DRBD can also be used as a backup solution over network or data disaster
recovery solution. In our setup we'll be using the following layers:
[cc lang='bash']
| physical disk |
| lvm |
| drbd |
| ext4 |
[/cc]
The second layer is LVM because on the backup server you cannot access
the data directly (DRBD will not allow to mount the /dev/drbd0 volume,
it’s locked to the drbd0 process). But snapshots allow us to subvert the
lock a bit.

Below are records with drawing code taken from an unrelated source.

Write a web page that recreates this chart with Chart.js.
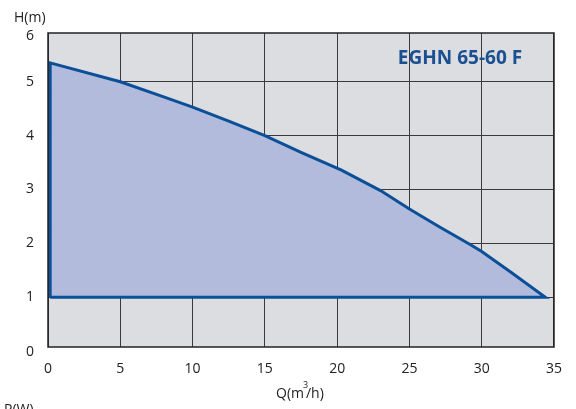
<!DOCTYPE html>
<html>
<head>
<meta charset="utf-8">
<script src="https://cdn.jsdelivr.net/npm/chart.js@4"></script>
<style>
  html, body { margin: 0; padding: 0; background: #fff; }
  #wrap { width: 576px; height: 409px; position: relative; }
</style>
</head>
<body>
<div id="wrap"><canvas id="c" width="576" height="409"></canvas></div>
<script>
  // pump curve EGHN 65-60 F
  const flowQ = [0.15, 0.15, 5, 8, 10, 12.5, 15, 17.5, 20.3, 23, 25, 27, 29.2, 30, 32, 34.4, 0.15];
  const headH = [1, 5.35, 5.0, 4.72, 4.53, 4.27, 4.0, 3.69, 3.36, 2.98, 2.64, 2.32, 1.98, 1.85, 1.47, 1.0, 1];
  const xTicks = [0, 5, 10, 15, 20, 25, 30, 35];
  const yTicks = [1, 2, 3, 4, 5];
  const yEdgeLabels = ['0', '6'];
  const modelName = 'EGHN 65-60 F';

  const pts = flowQ.map((q, i) => ({ x: q, y: headH[i] }));

  const FONT = '"Open Sans", "DejaVu Sans", sans-serif';

  // grey plot background, frame, extra labels
  const decor = {
    id: 'decor',
    beforeDraw(chart){
      const a = chart.chartArea, ctx = chart.ctx;
      ctx.save();
      ctx.fillStyle = '#dcdde0';
      ctx.fillRect(a.left, a.top, a.right - a.left, a.bottom - a.top);
      ctx.restore();
    },
    afterDraw(chart){
      const a = chart.chartArea, ctx = chart.ctx;
      ctx.save();
      ctx.strokeStyle = '#222';
      ctx.lineWidth = 1.5;
      ctx.strokeRect(a.left, a.top, a.right - a.left, a.bottom - a.top);

      ctx.fillStyle = '#222';
      ctx.font = '14px ' + FONT;
      ctx.textBaseline = 'middle';
      ctx.textAlign = 'right';
      ctx.fillText(yEdgeLabels[0], 34, 352);
      ctx.fillText(yEdgeLabels[1], 34, 36);

      ctx.textBaseline = 'alphabetic';
      ctx.textAlign = 'left';
      ctx.fillText('H(m)', 14, 22);
      ctx.fillText('P(W)', 4, 414);
      ctx.textAlign = 'center';
      ctx.fillText('Q(m', 290, 398);
      const w1 = ctx.measureText('Q(m').width;
      ctx.textAlign = 'left';
      ctx.font = '9px ' + FONT;
      ctx.fillText('3', 290 + w1 / 2 - 1, 388);
      ctx.font = '14px ' + FONT;
      ctx.fillText('/h)', 290 + w1 / 2 + 2, 398);

      ctx.fillStyle = '#1a4f91';
      ctx.font = 'bold 19px ' + FONT;
      ctx.textAlign = 'center';
      ctx.fillText(modelName, 460, 64);
      ctx.restore();
    }
  };

  new Chart(document.getElementById('c'), {
    type: 'scatter',
    data: {
      datasets: [{
        data: pts,
        showLine: true,
        fill: 'shape',
        backgroundColor: '#b2bbdc',
        borderColor: '#0b4f98',
        borderWidth: 3,
        pointRadius: 0,
        tension: 0
      }]
    },
    options: {
      responsive: false,
      animation: false,
      layout: { padding: { top: 33, right: 18, left: 0, bottom: 0 } },
      plugins: { legend: { display: false }, tooltip: { enabled: false } },
      scales: {
        x: {
          type: 'linear', min: 0, max: 35,
          afterBuildTicks(s){ s.ticks = xTicks.map(v => ({ value: v })); },
          afterFit(s){ s.height = 62; },
          grid: { color: '#3a3a3a', lineWidth: 1, drawTicks: false },
          border: { display: false },
          ticks: { color: '#222', padding: 14, font: { size: 14, family: FONT }, maxRotation: 0 }
        },
        y: {
          type: 'linear', min: 0.078, max: 5.904,
          afterBuildTicks(s){ s.ticks = yTicks.map(v => ({ value: v })); },
          afterFit(s){ s.width = 48; },
          grid: { color: '#3a3a3a', lineWidth: 1, drawTicks: false },
          border: { display: false },
          ticks: { color: '#222', padding: 14, font: { size: 14, family: FONT } }
        }
      }
    },
    plugins: [decor]
  });
</script>
</body>
</html>
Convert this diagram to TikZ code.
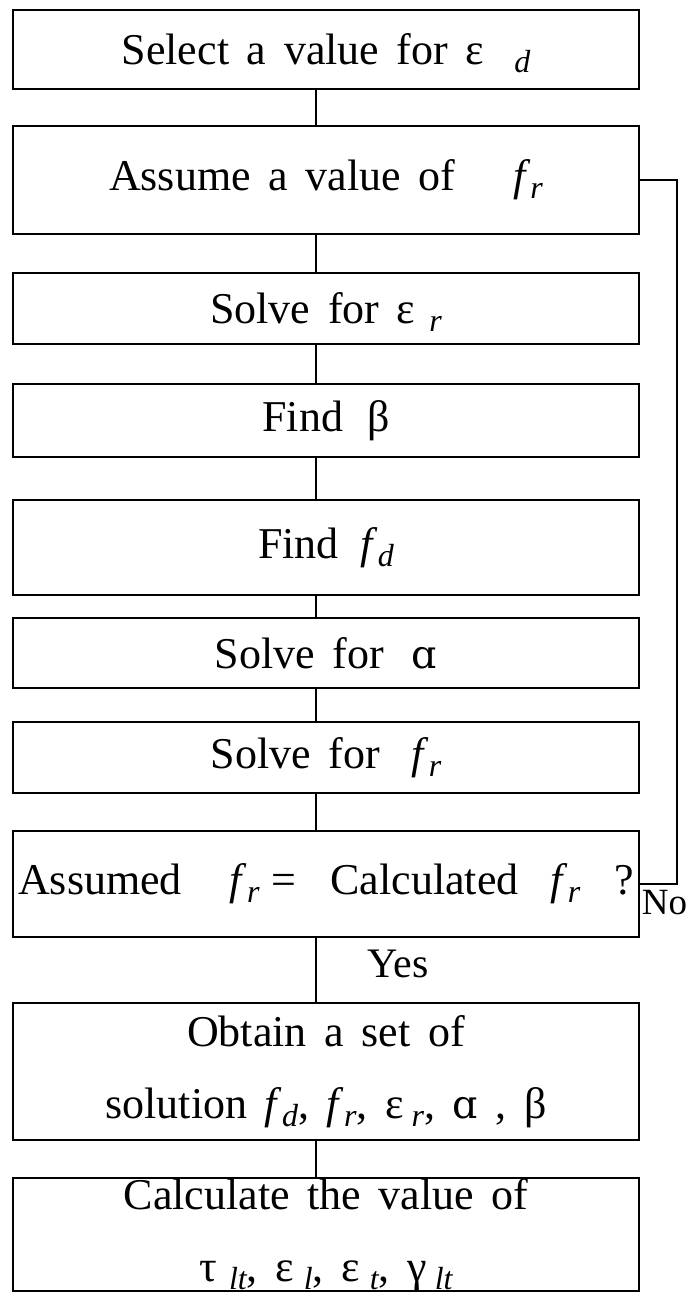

Or at least give us read access to the existing data.
[cc lang='bash']
# node01 is the main server
# /dev/sdb is the disk containing important data, 16g size
\$ apt-get install drbd8-utils lvm2
\$ fdisk /dev/sdb # create 1 primary lvm partition (type 8e), 16g
size
\$ pvcreate /dev/sdb1
\$ vgcreate vg0 /dev/sdb1
\$ lvcreate -l 100%FREE -n lv0 vg0
\$ lvdisplay | grep "Current LE" # this value will be used on node02
setup
Current LE 4095
[/cc]
[cc lang='bash']
# node02 is the backup server
# /dev/sdb is the disk storing the backup data, 32g size
\$ apt-get install drbd8-utils lvm2
\$ fdisk /dev/sdb # create 1 primary lvm partition (type 8e), 32g
size
\$ pvcreate /dev/sdb1
\$ vgcreate vg0 /dev/sdb1
\$ lvcreate -l 4095 -n lv0 vg0 # this is the "Current LE" value from
node01
[/cc]
Configure and start DRBD on both servers:
[cc lang='bash']
# node01 & node02
\$ cat \<\<'EOF' > /etc/drbd.conf
global { usage-count no; }
common { syncer { rate 1000M; } }
resource r0 {
protocol C; # Synchronous replication protocol
startup {
wfc-timeout 15;
degr-wfc-timeout 60;
}
net {
cram-hmac-alg sha1;
shared-secret "secret";
}
on node01 {
device /dev/drbd0;
disk /dev/vg0/lv0;
address 10.20.30.40:7788;
meta-disk internal;
}
on node02 {
device /dev/drbd0;
disk /dev/vg0/lv0;
address 50.60.70.80:7788;
meta-disk internal;
}
}
EOF
\$ drbdadm create-md r0
\$ service drbd start
[/cc]
Run this only on the main server to promote node01 as primary and start
syncing the data to node02:
[cc lang='bash']
# node01
\$ drbdadm -- --overwrite-data-of-peer primary all
\$ watch -n1 "cat /proc/drbd"
# wait until the data is fully synced
\$ mkfs.ext4 /dev/drbd0
\$ mkdir /important
\$ echo '/dev/drbd0 /important ext4 errors=remount-ro 0 1' >>
/etc/fstab
\$ mount -a
# let's add some content
\$ cd /important/
\$ dd if=/dev/zero of=zero.100 bs=1M count=100
\$ md5sum zero.100
2f282b84e7e608d5852449ed940bfc51 zero.100
[/cc]
Now let's test if the data is actually syncing between the main and the
backup:
[cc lang='bash']
# node01
\$ umount /important
\$ drbdadm secondary r0 # demote the main server to the secondary role
# node02
\$ drbdadm primary r0 # promote the backup server to the primary role
\$ mkdir /important
\$ mount /dev/drbd0 /important
\$ cd /important
\$ ls
lost+found zero.100
\$ md5sum zero.100
2f282b84e7e608d5852449ed940bfc51 zero.100 # same md5sum as main
server
\$ service drbd status
drbd driver loaded OK; device status:
version: 8.3.7 (api:88/proto:86-91)
srcversion: EE47D8BF18AC166BE219757
m:res cs ro ds p mounted fstype
0:r0 Connected Primary/Secondary UpToDate/UpToDate C /important ext4
[/cc]
Let's switch back to the original scenario:
[cc lang='bash']
# node02
\$ umount /important
\$ drbdadm secondary r0
# node01
\$ drbdadm primary r0 # promote the backup server to the primary role
\$ mount -a
[/cc]
Now that everything is working as expected, let's take advantage of our
remote real-time backup system using LVM Snapshots:
[cc lang='bash']
# node02
\$ lvcreate -L1G -s -n lv0-bkp01 /dev/vg0/lv0
\$ mkdir /important-bkp01
\$ mount -t ext4 /dev/vg0/lv0-bkp01 /important-bkp01/
\$ cd /important-bkp01/
\$ ls
lost+found zero.100
\$ md5sum zero.100
2f282b84e7e608d5852449ed940bfc51 zero.100 # same md5sum as main
server
[/cc]
You can cron the creation / removal of snapshots according to your
needs (and your disk size) to provide either a back-in-time file
solution or a complete mirror access to the data on primary server.